Quote the listing below in full and exactly as written, but omit every picture.

Source data:
━━━━━━━━━━

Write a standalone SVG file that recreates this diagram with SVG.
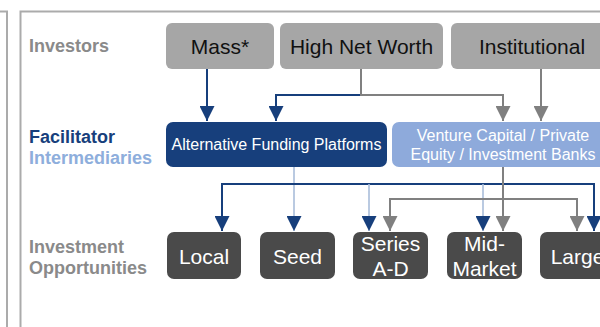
<svg xmlns="http://www.w3.org/2000/svg" width="600" height="327" viewBox="0 0 600 327">
<style>
.frame{fill:none;stroke:#ababab;stroke-width:2}
.lbl{font-family:"Liberation Sans",Arial,sans-serif;font-weight:bold;font-size:18px}
.gray{fill:#8a8a8a}
.dk{fill:#173f7c}
.lt{fill:#8eaedc}
.nt{font-family:"Liberation Sans",Arial,sans-serif;text-anchor:middle}
.inv rect{fill:#a6a6a6}
.inv text{font-size:21px;fill:#111}
.opp rect{fill:#4a4a4a}
.opp text{font-size:21px;fill:#fff}
.fac text{font-size:16px;fill:#fff}
.c{fill:none;stroke-width:2}
.cb{stroke:#173f7c}
.cg{stroke:#808080}
.cl{stroke:#a9bdda;stroke-width:1.6}
</style>
<defs>
<marker id="ab" viewBox="0 0 15 15" refX="15" refY="7.5" markerWidth="15" markerHeight="15" markerUnits="userSpaceOnUse" orient="auto"><path d="M0,0 L15,7.5 L0,15 z" fill="#173f7c"/></marker>
<marker id="ag" viewBox="0 0 15 15" refX="15" refY="7.5" markerWidth="15" markerHeight="15" markerUnits="userSpaceOnUse" orient="auto"><path d="M0,0 L15,7.5 L0,15 z" fill="#808080"/></marker>
</defs>
<rect class="frame" x="-20" y="11.5" width="27" height="340"/>
<rect class="frame" x="20.5" y="11.5" width="600" height="340"/>
<g id="labels">
<text class="lbl gray" x="29" y="52">Investors</text>
<text class="lbl dk" x="29" y="143">Facilitator</text>
<text class="lbl lt" x="29" y="164">Intermediaries</text>
<text class="lbl gray" x="29" y="253">Investment</text>
<text class="lbl gray" x="29" y="274">Opportunities</text>
</g>
<g id="connectors">
<path class="c cb" d="M207,69 V121" marker-end="url(#ab)"/>
<path class="c cb" d="M361,95 H276 V121" marker-end="url(#ab)"/>
<path class="c cg" d="M361,69 V95 H503 V121" marker-end="url(#ag)"/>
<path class="c cg" d="M541,69 V121" marker-end="url(#ag)"/>
<path class="c cl" d="M294,167 V231" marker-end="url(#ab)"/>
<path class="c cb" d="M222,231 V184 H594 V231" marker-end="url(#ab)"/>
<path class="c cb" d="M222,184 V231" marker-end="url(#ab)"/>
<path class="c cl" d="M369,184 V231" marker-end="url(#ab)"/>
<path class="c cl" d="M483,184 V231" marker-end="url(#ab)"/>
<path class="c cg" d="M503,167 V231" marker-end="url(#ag)"/>
<path class="c cg" d="M390,231 V199 H577 V231" marker-end="url(#ag)"/>
<path class="c cg" d="M390,199 V231" marker-end="url(#ag)"/>
</g>
<g id="mass" class="inv nt"><rect x="166" y="23" width="108" height="46" rx="6"/><text x="220" y="54">Mass*</text></g>
<g id="hnw" class="inv nt"><rect x="280" y="23" width="163" height="46" rx="6"/><text x="361.5" y="54">High Net Worth</text></g>
<g id="institutional" class="inv nt"><rect x="451" y="23" width="162" height="46" rx="6"/><text x="532" y="54">Institutional</text></g>
<g id="altfunding" class="fac nt"><rect x="166" y="122" width="221" height="45" rx="7" fill="#173f7c"/><text x="276.5" y="150">Alternative Funding Platforms</text></g>
<g id="vc" class="fac nt"><rect x="392" y="122" width="222" height="45" rx="7" fill="#8eaadb"/><text x="503" y="141">Venture Capital / Private</text><text x="503" y="160">Equity / Investment Banks</text></g>
<g id="local" class="opp nt"><rect x="167" y="232" width="74" height="47" rx="7"/><text x="204" y="264">Local</text></g>
<g id="seed" class="opp nt"><rect x="260" y="232" width="75" height="47" rx="7"/><text x="297.5" y="264">Seed</text></g>
<g id="series" class="opp nt"><rect x="353" y="232" width="75" height="47" rx="7"/><text x="390.5" y="251">Series</text><text x="390.5" y="276">A-D</text></g>
<g id="midmarket" class="opp nt"><rect x="447" y="232" width="75" height="47" rx="7"/><text x="484.5" y="251">Mid-</text><text x="484.5" y="276">Market</text></g>
<g id="large" class="opp nt"><rect x="540" y="232" width="75" height="47" rx="7"/><text x="577.5" y="264">Large</text></g>
</svg>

━━━━━━━━━━

Result below:
Write a standalone SVG file that recreates this diagram with SVG.
<svg xmlns="http://www.w3.org/2000/svg" width="600" height="327" viewBox="0 0 600 327">
<style>
.frame{fill:none;stroke:#ababab;stroke-width:2}
.lbl{font-family:"Liberation Sans",Arial,sans-serif;font-weight:bold;font-size:18px}
.gray{fill:#8a8a8a}
.dk{fill:#173f7c}
.lt{fill:#8eaedc}
.nt{font-family:"Liberation Sans",Arial,sans-serif;text-anchor:middle}
.inv rect{fill:#a6a6a6}
.inv text{font-size:21px;fill:#111}
.opp rect{fill:#4a4a4a}
.opp text{font-size:21px;fill:#fff}
.fac text{font-size:16px;fill:#fff}
.c{fill:none;stroke-width:2}
.cb{stroke:#173f7c}
.cg{stroke:#808080}
.cl{stroke:#a9bdda;stroke-width:1.6}
</style>
<defs>
<marker id="ab" viewBox="0 0 15 15" refX="15" refY="7.5" markerWidth="15" markerHeight="15" markerUnits="userSpaceOnUse" orient="auto"><path d="M0,0 L15,7.5 L0,15 z" fill="#173f7c"/></marker>
<marker id="ag" viewBox="0 0 15 15" refX="15" refY="7.5" markerWidth="15" markerHeight="15" markerUnits="userSpaceOnUse" orient="auto"><path d="M0,0 L15,7.5 L0,15 z" fill="#808080"/></marker>
</defs>
<rect class="frame" x="-20" y="11.5" width="27" height="340"/>
<rect class="frame" x="20.5" y="11.5" width="600" height="340"/>
<g id="labels">
<text class="lbl gray" x="29" y="52">Investors</text>
<text class="lbl dk" x="29" y="143">Facilitator</text>
<text class="lbl lt" x="29" y="164">Intermediaries</text>
<text class="lbl gray" x="29" y="253">Investment</text>
<text class="lbl gray" x="29" y="274">Opportunities</text>
</g>
<g id="connectors">
<path class="c cb" d="M207,69 V121" marker-end="url(#ab)"/>
<path class="c cb" d="M361,95 H276 V121" marker-end="url(#ab)"/>
<path class="c cg" d="M361,69 V95 H503 V121" marker-end="url(#ag)"/>
<path class="c cg" d="M541,69 V121" marker-end="url(#ag)"/>
<path class="c cl" d="M294,167 V231" marker-end="url(#ab)"/>
<path class="c cb" d="M222,231 V184 H594 V231" marker-end="url(#ab)"/>
<path class="c cb" d="M222,184 V231" marker-end="url(#ab)"/>
<path class="c cl" d="M369,184 V231" marker-end="url(#ab)"/>
<path class="c cl" d="M483,184 V231" marker-end="url(#ab)"/>
<path class="c cg" d="M503,167 V231" marker-end="url(#ag)"/>
<path class="c cg" d="M390,231 V199 H577 V231" marker-end="url(#ag)"/>
<path class="c cg" d="M390,199 V231" marker-end="url(#ag)"/>
</g>
<g id="mass" class="inv nt"><rect x="166" y="23" width="108" height="46" rx="6"/><text x="220" y="54">Mass*</text></g>
<g id="hnw" class="inv nt"><rect x="280" y="23" width="163" height="46" rx="6"/><text x="361.5" y="54">High Net Worth</text></g>
<g id="institutional" class="inv nt"><rect x="451" y="23" width="162" height="46" rx="6"/><text x="532" y="54">Institutional</text></g>
<g id="altfunding" class="fac nt"><rect x="166" y="122" width="221" height="45" rx="7" fill="#173f7c"/><text x="276.5" y="150">Alternative Funding Platforms</text></g>
<g id="vc" class="fac nt"><rect x="392" y="122" width="222" height="45" rx="7" fill="#8eaadb"/><text x="503" y="141">Venture Capital / Private</text><text x="503" y="160">Equity / Investment Banks</text></g>
<g id="local" class="opp nt"><rect x="167" y="232" width="74" height="47" rx="7"/><text x="204" y="264">Local</text></g>
<g id="seed" class="opp nt"><rect x="260" y="232" width="75" height="47" rx="7"/><text x="297.5" y="264">Seed</text></g>
<g id="series" class="opp nt"><rect x="353" y="232" width="75" height="47" rx="7"/><text x="390.5" y="251">Series</text><text x="390.5" y="276">A-D</text></g>
<g id="midmarket" class="opp nt"><rect x="447" y="232" width="75" height="47" rx="7"/><text x="484.5" y="251">Mid-</text><text x="484.5" y="276">Market</text></g>
<g id="large" class="opp nt"><rect x="540" y="232" width="75" height="47" rx="7"/><text x="577.5" y="264">Large</text></g>
</svg>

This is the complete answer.